De huidige naamgeving ontstaat als prins Rupert de druppel met de merkwaardige eigenschappen omstreeks 1661 laat ontploffen bij zijn neef, Karel II van Engeland en bij de Royal Society.[2] Prins Rupert was een kleinzoon van Jacobus I van Engeland, een achterkleinzoon van Willem van Oranje en een neef van Karel I van Engeland. Koning Karel II zou vaak de druppels hebben gebruikt als 'practical joke'.

Het verschijnsel werd blijkbaar nogal grondig onderzocht tijdens de bijeenkomsten van de - net opgerichte - Royal Society, blijkens dit gedicht (Ballad of Gresham College) uit 1663:

And that which makes their Fame ring louder,
With much adoe they shew'd the King
To make glasse Buttons turn to powder,
If off the[m] their tayles you doe but wring.
How this was donne by soe small Force
Did cost the Colledg a Month's discourse.[3]

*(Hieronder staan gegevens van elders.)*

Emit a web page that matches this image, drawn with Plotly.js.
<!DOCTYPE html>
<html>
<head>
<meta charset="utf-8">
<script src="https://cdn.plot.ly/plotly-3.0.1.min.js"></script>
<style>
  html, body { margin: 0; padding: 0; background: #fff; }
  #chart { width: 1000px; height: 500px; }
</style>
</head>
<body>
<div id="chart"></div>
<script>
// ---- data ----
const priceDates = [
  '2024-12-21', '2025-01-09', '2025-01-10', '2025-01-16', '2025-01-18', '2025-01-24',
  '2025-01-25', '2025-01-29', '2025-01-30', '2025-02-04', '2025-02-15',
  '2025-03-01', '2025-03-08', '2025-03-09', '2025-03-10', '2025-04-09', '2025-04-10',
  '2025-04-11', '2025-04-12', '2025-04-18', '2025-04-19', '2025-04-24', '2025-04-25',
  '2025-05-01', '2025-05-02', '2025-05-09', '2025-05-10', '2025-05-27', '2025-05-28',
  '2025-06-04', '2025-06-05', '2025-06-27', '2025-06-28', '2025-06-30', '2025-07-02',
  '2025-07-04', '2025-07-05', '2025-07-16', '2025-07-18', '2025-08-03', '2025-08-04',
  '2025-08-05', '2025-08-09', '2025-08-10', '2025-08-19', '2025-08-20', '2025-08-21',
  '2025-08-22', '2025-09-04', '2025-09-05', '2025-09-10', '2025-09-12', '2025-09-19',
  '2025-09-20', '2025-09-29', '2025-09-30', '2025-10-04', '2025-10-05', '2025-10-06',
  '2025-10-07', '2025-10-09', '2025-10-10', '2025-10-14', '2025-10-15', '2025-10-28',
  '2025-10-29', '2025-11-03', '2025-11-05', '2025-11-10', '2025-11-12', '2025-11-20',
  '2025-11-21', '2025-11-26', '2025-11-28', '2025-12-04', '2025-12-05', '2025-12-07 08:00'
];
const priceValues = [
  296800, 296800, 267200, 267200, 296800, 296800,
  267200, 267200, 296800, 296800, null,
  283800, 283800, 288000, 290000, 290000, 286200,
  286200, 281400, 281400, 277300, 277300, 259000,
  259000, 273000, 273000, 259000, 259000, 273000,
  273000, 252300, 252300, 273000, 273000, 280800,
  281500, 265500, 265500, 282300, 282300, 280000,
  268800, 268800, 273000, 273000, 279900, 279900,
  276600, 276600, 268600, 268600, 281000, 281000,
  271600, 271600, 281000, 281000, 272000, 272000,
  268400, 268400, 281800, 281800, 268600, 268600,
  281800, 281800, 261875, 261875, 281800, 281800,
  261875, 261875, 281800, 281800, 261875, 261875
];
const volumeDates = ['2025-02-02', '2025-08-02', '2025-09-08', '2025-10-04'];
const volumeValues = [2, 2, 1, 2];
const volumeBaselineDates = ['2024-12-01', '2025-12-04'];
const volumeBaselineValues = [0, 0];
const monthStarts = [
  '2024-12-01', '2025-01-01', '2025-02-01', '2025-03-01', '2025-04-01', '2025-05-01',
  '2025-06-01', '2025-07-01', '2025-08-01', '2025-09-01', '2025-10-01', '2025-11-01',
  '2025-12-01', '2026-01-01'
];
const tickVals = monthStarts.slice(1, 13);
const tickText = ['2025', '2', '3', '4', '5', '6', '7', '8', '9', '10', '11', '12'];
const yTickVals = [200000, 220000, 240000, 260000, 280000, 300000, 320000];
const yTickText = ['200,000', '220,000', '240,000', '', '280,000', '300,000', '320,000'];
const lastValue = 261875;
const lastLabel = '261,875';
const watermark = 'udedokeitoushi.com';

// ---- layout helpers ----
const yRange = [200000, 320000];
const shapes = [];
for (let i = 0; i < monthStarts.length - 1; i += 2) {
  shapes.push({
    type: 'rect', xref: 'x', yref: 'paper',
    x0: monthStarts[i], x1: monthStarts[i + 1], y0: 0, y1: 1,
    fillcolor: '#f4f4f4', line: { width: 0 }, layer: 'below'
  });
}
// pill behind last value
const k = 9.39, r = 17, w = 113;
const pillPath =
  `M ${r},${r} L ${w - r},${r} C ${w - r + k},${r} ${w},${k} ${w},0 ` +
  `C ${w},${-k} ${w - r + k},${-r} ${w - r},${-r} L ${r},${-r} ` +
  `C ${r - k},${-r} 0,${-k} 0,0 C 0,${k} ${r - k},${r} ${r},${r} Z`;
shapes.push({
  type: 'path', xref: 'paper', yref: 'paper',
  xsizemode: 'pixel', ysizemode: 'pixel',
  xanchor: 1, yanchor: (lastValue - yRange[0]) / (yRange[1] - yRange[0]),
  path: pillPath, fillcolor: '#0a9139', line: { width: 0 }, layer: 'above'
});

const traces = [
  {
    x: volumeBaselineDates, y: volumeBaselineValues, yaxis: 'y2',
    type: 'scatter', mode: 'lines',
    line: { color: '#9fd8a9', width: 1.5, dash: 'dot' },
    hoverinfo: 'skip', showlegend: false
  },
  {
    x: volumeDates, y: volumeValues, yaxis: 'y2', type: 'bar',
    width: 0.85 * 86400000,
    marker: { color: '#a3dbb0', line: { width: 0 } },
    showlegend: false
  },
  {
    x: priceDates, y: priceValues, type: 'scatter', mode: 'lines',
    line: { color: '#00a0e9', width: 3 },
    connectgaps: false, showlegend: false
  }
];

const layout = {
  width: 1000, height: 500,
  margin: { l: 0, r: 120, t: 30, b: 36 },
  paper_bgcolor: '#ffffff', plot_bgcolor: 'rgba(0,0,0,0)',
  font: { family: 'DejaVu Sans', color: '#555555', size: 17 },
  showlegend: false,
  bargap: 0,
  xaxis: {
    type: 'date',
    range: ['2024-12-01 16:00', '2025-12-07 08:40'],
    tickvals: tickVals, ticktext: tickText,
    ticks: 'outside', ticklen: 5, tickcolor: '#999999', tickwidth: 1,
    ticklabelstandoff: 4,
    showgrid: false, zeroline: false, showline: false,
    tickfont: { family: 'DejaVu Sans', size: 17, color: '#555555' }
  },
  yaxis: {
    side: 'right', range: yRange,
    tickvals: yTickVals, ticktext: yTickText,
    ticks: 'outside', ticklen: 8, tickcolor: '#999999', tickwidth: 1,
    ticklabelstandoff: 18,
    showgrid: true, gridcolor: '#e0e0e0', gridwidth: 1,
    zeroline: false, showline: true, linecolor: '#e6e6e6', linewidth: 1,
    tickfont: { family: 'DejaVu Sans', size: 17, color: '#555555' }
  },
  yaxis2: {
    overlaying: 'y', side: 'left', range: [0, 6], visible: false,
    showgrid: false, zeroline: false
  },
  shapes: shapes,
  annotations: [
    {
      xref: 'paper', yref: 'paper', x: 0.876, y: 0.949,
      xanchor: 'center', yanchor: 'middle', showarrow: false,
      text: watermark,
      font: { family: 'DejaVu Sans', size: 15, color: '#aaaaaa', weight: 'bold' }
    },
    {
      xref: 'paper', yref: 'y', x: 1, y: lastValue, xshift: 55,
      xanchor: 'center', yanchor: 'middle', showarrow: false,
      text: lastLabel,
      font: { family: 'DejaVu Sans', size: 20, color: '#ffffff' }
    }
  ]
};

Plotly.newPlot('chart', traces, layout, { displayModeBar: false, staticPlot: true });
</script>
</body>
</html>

En wat hun roem luider doet klinken
zij lieten de koning met veel ophef zien
hoe je glazen knopen in stof verandert
als je hun staart eraf draait
Hoe dat werd gedaan met zo weinig kracht
kostte het college een maand beraadslagen[2]

Een aanwijzing dat de druppels misschien een Nederlandse oorsprong hebben is dat ze in het Frans larmes Bataviques genoemd (Bataafse tranen) worden en in het Engels Dutch tears. Men kan stellen dat deze verre voorlopers zijn van het huidige veiligheidsglas in auto's.